Fernández refuses to confirm second run during YouTube interview

“All that’s left now is for martians to land,” he said of his term beset by natural and economic disasters

President Alberto Fernández has once again refused to confirm whether he will run for re-election and repeated that his ruling Frente de Todos coalition would compete in primary elections. The comments came during a long interview with journalist Tomás Rebord on his YouTube interview show, El Método Rebord.

When asked about this year’s elections, Fernández reiterated he supports a primary election within his coalition and hopes that the FdeT will run with different candidates in the presidential primaries.

“A [primary election] is the best thing that could happen,” he said. “What’s better than seeing all of our supporters organizing?” he added. 

In a lengthy interview of over two hours, the president spoke about Argentina’s current financial and political challenges, his political career, peronism, the infighting within Frente de Todos, and his insights on the Macri government. 

“I want the Frente de Todos to win: it could be me, it could be someone else – but I want Argentina to continue to grow and to push whatever social justice policies are needed,” Fernández said. 

Argentina’s electoral calendar starts with August primaries known as the PASO (Open, Simultaneous, and Obligatory Primary Elections), which define which parties and candidates will take part in October’s general election. All coalitions that reach 1.5% of total votes are qualified to run in the following stage, and each is led by the candidate who gained the most votes.

While the opposition main coalition (Juntos por el Cambio) has already announced some significant decisions, such as that former president Mauricio Macri will not run for a second term, the FdeT coalition created by Cristina Fernández de Kirchner in 2019 has not confirmed who will compete in the primary elections. 

In the past, Alberto Fernández stated he would be willing to run again in case that benefited his party, but he didn’t confirm it yesterday during the interview, nor did he mention potential candidates within his coalition.

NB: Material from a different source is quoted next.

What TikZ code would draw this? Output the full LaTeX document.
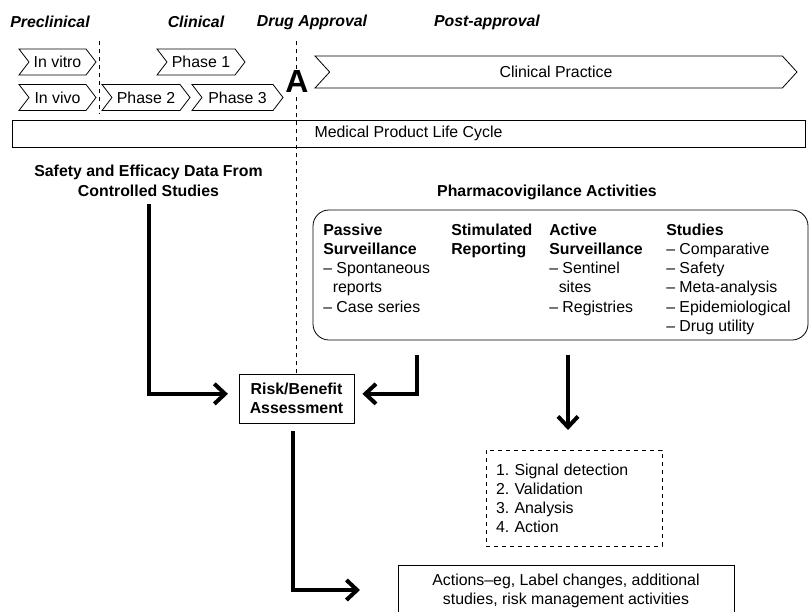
\documentclass[tikz,border=0pt]{standalone}
\usepackage{fontspec}
\setmainfont{Liberation Sans}
\usetikzlibrary{shapes.symbols,arrows.meta}
\frenchspacing

\begin{document}
\begin{tikzpicture}
[x=0.75pt, y=-0.75pt,
 every node/.style={font=\fontsize{11.9}{14.3}\selectfont, inner sep=0pt},
 head/.style={font=\fontsize{11.9}{14.3}\selectfont\bfseries\itshape},
 bold/.style={font=\fontsize{11.9}{14.3}\selectfont\bfseries},
 chev/.style={draw, line width=0.6pt, signal, signal from=west, signal to=east, signal pointer angle=105, minimum height=19.5pt},
 box/.style={draw, line width=0.6pt, align=center},
 col/.style={anchor=north west, align=left},
 flow/.style={line width=3pt, -{Straight Barb[length=8pt,width=15pt]}}]
\useasboundingbox (0,0) rectangle (810,611);

% Define the stage headers
\node[head] (pre) at (50,22) {Preclinical};
\node[head] (clin) at (196,22) {Clinical};
\node[head] (appr) at (312,22) {Drug Approval};
\node[head] (post) at (487,22) {Post-approval};

% Define the chevrons
\node[chev, minimum width=57.75pt] (invitro) at (57.5,62) {In vitro};
\node[chev, minimum width=57.75pt] (invivo) at (57.5,97.5) {In vivo};
\node[chev, minimum width=66pt] (ph1) at (201,62) {Phase 1};
\node[chev, minimum width=66pt] (ph2) at (146,97.5) {Phase 2};
\node[chev, minimum width=68.25pt] (ph3) at (237.5,97.5) {Phase 3};
\node[chev, signal pointer angle=95, minimum width=361.5pt, minimum height=24pt] (practice) at (556,72) {Clinical Practice};

\node[box, minimum width=594.75pt, minimum height=20.25pt] (cycle) at (408.5,133.5) {Medical Product Life Cycle};

% Define the data sources
\node[font=\fontsize{11.9}{15}\selectfont\bfseries, align=center] (safety) at (148.5,181) {Safety and Efficacy Data From\\Controlled Studies};
\node[bold] (pvtitle) at (547,192) {Pharmacovigilance Activities};
\node[draw, line width=0.6pt, rounded corners=12pt, minimum width=371.25pt, minimum height=97.5pt] (pv) at (560.5,275) {};
\node[col] (passive) at (323,224) {\textbf{Passive}\\\textbf{Surveillance}\\– Spontaneous\\\hspace{0.6em}reports\\– Case series};
\node[col] (stimulated) at (451,224) {\textbf{Stimulated}\\\textbf{Reporting}};
\node[col] (active) at (549,224) {\textbf{Active}\\\textbf{Surveillance}\\– Sentinel\\\hspace{0.6em}sites\\– Registries};
\node[col] (studies) at (666,224) {\textbf{Studies}\\– Comparative\\– Safety\\– Meta-analysis\\– Epidemiological\\– Drug utility};

% Define the assessment and outcomes
\node[box, bold, minimum width=86.25pt, minimum height=36.75pt] (risk) at (296.5,398.5) {Risk/Benefit\\Assessment};
\node[draw, dashed, line width=0.6pt, minimum height=72pt, text width=117pt, align=left, inner xsep=7.5pt] (steps) at (574,498) {1. Signal detection\\2. Validation\\3. Analysis\\4. Action};
\node[box, minimum width=252pt, minimum height=38.25pt] (actions) at (566,590.5) {Actions–eg, Label changes, additional\\studies, risk management activities};

\draw[dashed, line width=0.6pt] (99,41) -- (99,114);
\draw[dashed, line width=0.6pt] (296.5,41) -- (risk.north);
\node[font=\fontsize{24}{24}\selectfont\bfseries, fill=white, inner sep=1pt] (approval) at (297,81) {A};

\coordinate (pvleft) at (417,355);
\coordinate (pvdown) at (568,355);
\coordinate (stepsin) at (568,430);
\coordinate (riskout) at (293,431);
\coordinate (actin) at (360,590);

\draw[flow, shorten <=5pt, shorten >=8pt] (safety.south) |- ([yshift=3.5pt]risk.west);
\draw[flow, shorten >=6pt] (pvleft) |- ([yshift=3.5pt]risk.east);
\draw[flow] (pvdown) -- (stepsin);
\draw[flow] (riskout) |- (actin);
\end{tikzpicture}
\end{document}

In Argentina, it is highly unusual for a sitting president to run in primaries against members of their own coalition. 

Fernández recalled that in a march for the National Activism Day (Día de la Militancia) on November 17, 2021, he told attendees that 2023 candidates should compete in primaries. “No one can say that they’re surprised,” he said. “If I said something like that back then, it’s because I’m convinced.”

Last night, he said that his top priority is that JxC doesn’t win power again, that he wants his coalition to choose “whoever helps us to win”, and that he is confident that there are “actors that could show up in the political scenario and become candidates”. 

“These weren’t happy years,” he said, referring to his presidential mandate, during which he has faced the COVID-19 pandemic, the challenges of the IMF debt deal, the consequences of Russia’s war on Ukraine, and now a punishing drought that has slashed agricultural exports and, consequently, earnings. “Had I been able to choose, I would have chosen a happier set of four years.” 

“I don’t know if I’d like to be the president for another mandate, all that’s left now is for Martians to land in Argentina,” he laughed, adding that “I want the Frente de Todos to continue in power – with whoever that is.”